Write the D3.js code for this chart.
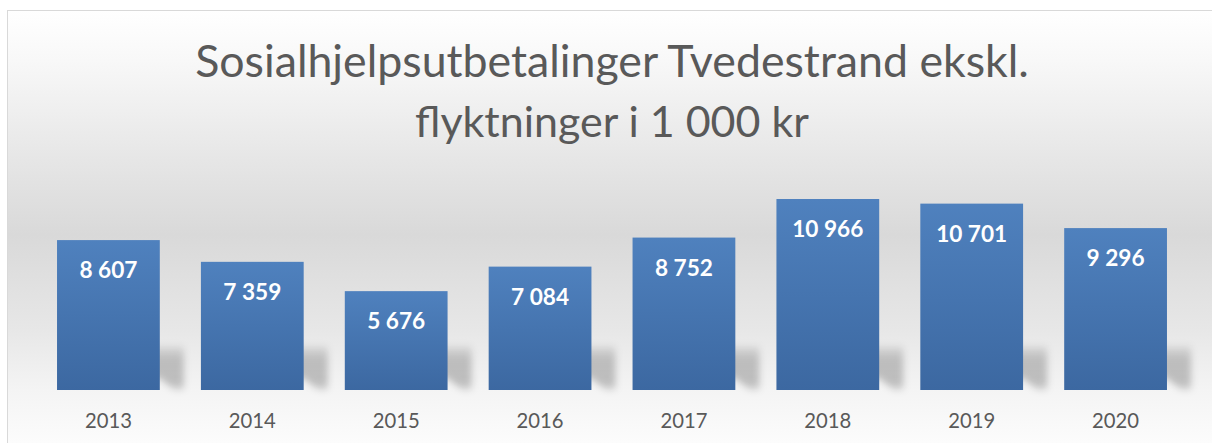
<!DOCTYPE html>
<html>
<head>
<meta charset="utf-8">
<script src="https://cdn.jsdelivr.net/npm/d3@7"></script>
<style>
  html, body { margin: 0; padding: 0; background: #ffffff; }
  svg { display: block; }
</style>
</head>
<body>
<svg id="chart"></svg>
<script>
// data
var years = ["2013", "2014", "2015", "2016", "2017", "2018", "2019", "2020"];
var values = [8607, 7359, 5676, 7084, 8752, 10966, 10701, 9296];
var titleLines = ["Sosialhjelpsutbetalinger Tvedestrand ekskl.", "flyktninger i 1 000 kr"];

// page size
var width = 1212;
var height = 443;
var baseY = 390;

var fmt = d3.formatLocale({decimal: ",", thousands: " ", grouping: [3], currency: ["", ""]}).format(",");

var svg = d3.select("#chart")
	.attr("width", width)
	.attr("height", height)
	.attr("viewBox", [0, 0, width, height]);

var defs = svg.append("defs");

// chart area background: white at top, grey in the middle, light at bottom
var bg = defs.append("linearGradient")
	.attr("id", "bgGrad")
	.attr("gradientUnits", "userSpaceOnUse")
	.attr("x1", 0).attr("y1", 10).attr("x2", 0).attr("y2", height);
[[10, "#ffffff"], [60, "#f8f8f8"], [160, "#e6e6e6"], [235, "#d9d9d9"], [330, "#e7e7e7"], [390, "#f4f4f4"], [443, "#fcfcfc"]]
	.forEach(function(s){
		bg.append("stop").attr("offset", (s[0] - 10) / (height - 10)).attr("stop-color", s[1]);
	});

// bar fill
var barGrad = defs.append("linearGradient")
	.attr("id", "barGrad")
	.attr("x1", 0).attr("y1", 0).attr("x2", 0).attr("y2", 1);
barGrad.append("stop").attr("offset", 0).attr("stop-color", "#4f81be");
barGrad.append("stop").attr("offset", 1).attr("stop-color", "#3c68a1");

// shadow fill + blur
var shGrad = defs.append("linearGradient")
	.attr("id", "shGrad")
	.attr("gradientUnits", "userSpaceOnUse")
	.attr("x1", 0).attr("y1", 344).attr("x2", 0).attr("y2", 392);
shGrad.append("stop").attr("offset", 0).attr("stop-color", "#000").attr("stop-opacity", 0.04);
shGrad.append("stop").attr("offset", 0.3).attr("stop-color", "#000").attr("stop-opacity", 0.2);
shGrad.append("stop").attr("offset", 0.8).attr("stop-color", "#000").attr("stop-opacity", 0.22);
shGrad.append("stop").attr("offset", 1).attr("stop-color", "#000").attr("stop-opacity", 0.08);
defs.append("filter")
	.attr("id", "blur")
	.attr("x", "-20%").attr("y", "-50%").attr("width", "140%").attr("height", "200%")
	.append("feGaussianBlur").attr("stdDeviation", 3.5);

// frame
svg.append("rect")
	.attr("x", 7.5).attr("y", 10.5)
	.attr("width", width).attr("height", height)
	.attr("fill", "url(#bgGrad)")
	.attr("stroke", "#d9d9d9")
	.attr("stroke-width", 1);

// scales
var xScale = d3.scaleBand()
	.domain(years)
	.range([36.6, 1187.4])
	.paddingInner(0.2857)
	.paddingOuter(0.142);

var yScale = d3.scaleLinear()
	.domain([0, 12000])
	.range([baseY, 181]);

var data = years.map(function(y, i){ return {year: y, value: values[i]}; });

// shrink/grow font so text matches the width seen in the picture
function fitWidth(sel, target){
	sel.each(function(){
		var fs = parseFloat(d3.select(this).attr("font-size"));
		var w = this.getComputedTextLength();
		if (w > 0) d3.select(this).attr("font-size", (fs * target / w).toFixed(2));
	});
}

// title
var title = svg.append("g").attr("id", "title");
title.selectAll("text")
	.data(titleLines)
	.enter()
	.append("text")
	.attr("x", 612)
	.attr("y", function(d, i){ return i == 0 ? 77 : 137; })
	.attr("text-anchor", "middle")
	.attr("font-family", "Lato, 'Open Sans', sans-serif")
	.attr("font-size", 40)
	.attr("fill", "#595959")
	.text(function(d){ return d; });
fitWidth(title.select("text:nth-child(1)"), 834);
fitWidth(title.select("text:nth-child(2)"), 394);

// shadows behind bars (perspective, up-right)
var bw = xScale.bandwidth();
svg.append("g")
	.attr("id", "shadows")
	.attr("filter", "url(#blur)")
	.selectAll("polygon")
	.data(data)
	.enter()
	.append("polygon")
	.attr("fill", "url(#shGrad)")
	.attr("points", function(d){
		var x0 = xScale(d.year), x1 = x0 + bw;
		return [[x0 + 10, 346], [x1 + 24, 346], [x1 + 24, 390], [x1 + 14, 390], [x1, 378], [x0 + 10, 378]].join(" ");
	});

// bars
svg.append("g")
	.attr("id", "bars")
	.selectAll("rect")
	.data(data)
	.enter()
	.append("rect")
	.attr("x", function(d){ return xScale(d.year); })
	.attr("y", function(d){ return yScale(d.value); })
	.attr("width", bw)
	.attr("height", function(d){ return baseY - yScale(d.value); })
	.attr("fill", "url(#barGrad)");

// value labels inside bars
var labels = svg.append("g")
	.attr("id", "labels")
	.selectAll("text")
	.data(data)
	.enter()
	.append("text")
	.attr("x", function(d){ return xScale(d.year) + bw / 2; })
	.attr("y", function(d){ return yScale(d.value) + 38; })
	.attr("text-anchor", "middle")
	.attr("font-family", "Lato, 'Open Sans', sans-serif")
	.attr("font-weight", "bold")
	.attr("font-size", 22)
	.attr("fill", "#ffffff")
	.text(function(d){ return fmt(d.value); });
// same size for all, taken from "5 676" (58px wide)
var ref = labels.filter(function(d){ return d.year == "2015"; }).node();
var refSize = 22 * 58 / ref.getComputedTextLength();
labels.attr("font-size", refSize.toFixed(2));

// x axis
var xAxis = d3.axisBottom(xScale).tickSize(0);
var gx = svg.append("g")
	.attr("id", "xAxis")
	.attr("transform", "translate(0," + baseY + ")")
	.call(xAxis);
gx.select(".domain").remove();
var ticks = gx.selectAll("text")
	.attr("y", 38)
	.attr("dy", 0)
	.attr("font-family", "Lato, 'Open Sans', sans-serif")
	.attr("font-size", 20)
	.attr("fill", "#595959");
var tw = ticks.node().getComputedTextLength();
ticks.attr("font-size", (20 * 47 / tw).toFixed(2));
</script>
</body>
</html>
^^^^^^^^
- **Prompt**
All the lines above are to be given again exactly as they read, with the pictures removed.

- **Solution to this problem**
Write the D3.js code for this chart.
<!DOCTYPE html>
<html>
<head>
<meta charset="utf-8">
<script src="https://cdn.jsdelivr.net/npm/d3@7"></script>
<style>
  html, body { margin: 0; padding: 0; background: #ffffff; }
  svg { display: block; }
</style>
</head>
<body>
<svg id="chart"></svg>
<script>
// data
var years = ["2013", "2014", "2015", "2016", "2017", "2018", "2019", "2020"];
var values = [8607, 7359, 5676, 7084, 8752, 10966, 10701, 9296];
var titleLines = ["Sosialhjelpsutbetalinger Tvedestrand ekskl.", "flyktninger i 1 000 kr"];

// page size
var width = 1212;
var height = 443;
var baseY = 390;

var fmt = d3.formatLocale({decimal: ",", thousands: " ", grouping: [3], currency: ["", ""]}).format(",");

var svg = d3.select("#chart")
	.attr("width", width)
	.attr("height", height)
	.attr("viewBox", [0, 0, width, height]);

var defs = svg.append("defs");

// chart area background: white at top, grey in the middle, light at bottom
var bg = defs.append("linearGradient")
	.attr("id", "bgGrad")
	.attr("gradientUnits", "userSpaceOnUse")
	.attr("x1", 0).attr("y1", 10).attr("x2", 0).attr("y2", height);
[[10, "#ffffff"], [60, "#f8f8f8"], [160, "#e6e6e6"], [235, "#d9d9d9"], [330, "#e7e7e7"], [390, "#f4f4f4"], [443, "#fcfcfc"]]
	.forEach(function(s){
		bg.append("stop").attr("offset", (s[0] - 10) / (height - 10)).attr("stop-color", s[1]);
	});

// bar fill
var barGrad = defs.append("linearGradient")
	.attr("id", "barGrad")
	.attr("x1", 0).attr("y1", 0).attr("x2", 0).attr("y2", 1);
barGrad.append("stop").attr("offset", 0).attr("stop-color", "#4f81be");
barGrad.append("stop").attr("offset", 1).attr("stop-color", "#3c68a1");

// shadow fill + blur
var shGrad = defs.append("linearGradient")
	.attr("id", "shGrad")
	.attr("gradientUnits", "userSpaceOnUse")
	.attr("x1", 0).attr("y1", 344).attr("x2", 0).attr("y2", 392);
shGrad.append("stop").attr("offset", 0).attr("stop-color", "#000").attr("stop-opacity", 0.04);
shGrad.append("stop").attr("offset", 0.3).attr("stop-color", "#000").attr("stop-opacity", 0.2);
shGrad.append("stop").attr("offset", 0.8).attr("stop-color", "#000").attr("stop-opacity", 0.22);
shGrad.append("stop").attr("offset", 1).attr("stop-color", "#000").attr("stop-opacity", 0.08);
defs.append("filter")
	.attr("id", "blur")
	.attr("x", "-20%").attr("y", "-50%").attr("width", "140%").attr("height", "200%")
	.append("feGaussianBlur").attr("stdDeviation", 3.5);

// frame
svg.append("rect")
	.attr("x", 7.5).attr("y", 10.5)
	.attr("width", width).attr("height", height)
	.attr("fill", "url(#bgGrad)")
	.attr("stroke", "#d9d9d9")
	.attr("stroke-width", 1);

// scales
var xScale = d3.scaleBand()
	.domain(years)
	.range([36.6, 1187.4])
	.paddingInner(0.2857)
	.paddingOuter(0.142);

var yScale = d3.scaleLinear()
	.domain([0, 12000])
	.range([baseY, 181]);

var data = years.map(function(y, i){ return {year: y, value: values[i]}; });

// shrink/grow font so text matches the width seen in the picture
function fitWidth(sel, target){
	sel.each(function(){
		var fs = parseFloat(d3.select(this).attr("font-size"));
		var w = this.getComputedTextLength();
		if (w > 0) d3.select(this).attr("font-size", (fs * target / w).toFixed(2));
	});
}

// title
var title = svg.append("g").attr("id", "title");
title.selectAll("text")
	.data(titleLines)
	.enter()
	.append("text")
	.attr("x", 612)
	.attr("y", function(d, i){ return i == 0 ? 77 : 137; })
	.attr("text-anchor", "middle")
	.attr("font-family", "Lato, 'Open Sans', sans-serif")
	.attr("font-size", 40)
	.attr("fill", "#595959")
	.text(function(d){ return d; });
fitWidth(title.select("text:nth-child(1)"), 834);
fitWidth(title.select("text:nth-child(2)"), 394);

// shadows behind bars (perspective, up-right)
var bw = xScale.bandwidth();
svg.append("g")
	.attr("id", "shadows")
	.attr("filter", "url(#blur)")
	.selectAll("polygon")
	.data(data)
	.enter()
	.append("polygon")
	.attr("fill", "url(#shGrad)")
	.attr("points", function(d){
		var x0 = xScale(d.year), x1 = x0 + bw;
		return [[x0 + 10, 346], [x1 + 24, 346], [x1 + 24, 390], [x1 + 14, 390], [x1, 378], [x0 + 10, 378]].join(" ");
	});

// bars
svg.append("g")
	.attr("id", "bars")
	.selectAll("rect")
	.data(data)
	.enter()
	.append("rect")
	.attr("x", function(d){ return xScale(d.year); })
	.attr("y", function(d){ return yScale(d.value); })
	.attr("width", bw)
	.attr("height", function(d){ return baseY - yScale(d.value); })
	.attr("fill", "url(#barGrad)");

// value labels inside bars
var labels = svg.append("g")
	.attr("id", "labels")
	.selectAll("text")
	.data(data)
	.enter()
	.append("text")
	.attr("x", function(d){ return xScale(d.year) + bw / 2; })
	.attr("y", function(d){ return yScale(d.value) + 38; })
	.attr("text-anchor", "middle")
	.attr("font-family", "Lato, 'Open Sans', sans-serif")
	.attr("font-weight", "bold")
	.attr("font-size", 22)
	.attr("fill", "#ffffff")
	.text(function(d){ return fmt(d.value); });
// same size for all, taken from "5 676" (58px wide)
var ref = labels.filter(function(d){ return d.year == "2015"; }).node();
var refSize = 22 * 58 / ref.getComputedTextLength();
labels.attr("font-size", refSize.toFixed(2));

// x axis
var xAxis = d3.axisBottom(xScale).tickSize(0);
var gx = svg.append("g")
	.attr("id", "xAxis")
	.attr("transform", "translate(0," + baseY + ")")
	.call(xAxis);
gx.select(".domain").remove();
var ticks = gx.selectAll("text")
	.attr("y", 38)
	.attr("dy", 0)
	.attr("font-family", "Lato, 'Open Sans', sans-serif")
	.attr("font-size", 20)
	.attr("fill", "#595959");
var tw = ticks.node().getComputedTextLength();
ticks.attr("font-size", (20 * 47 / tw).toFixed(2));
</script>
</body>
</html>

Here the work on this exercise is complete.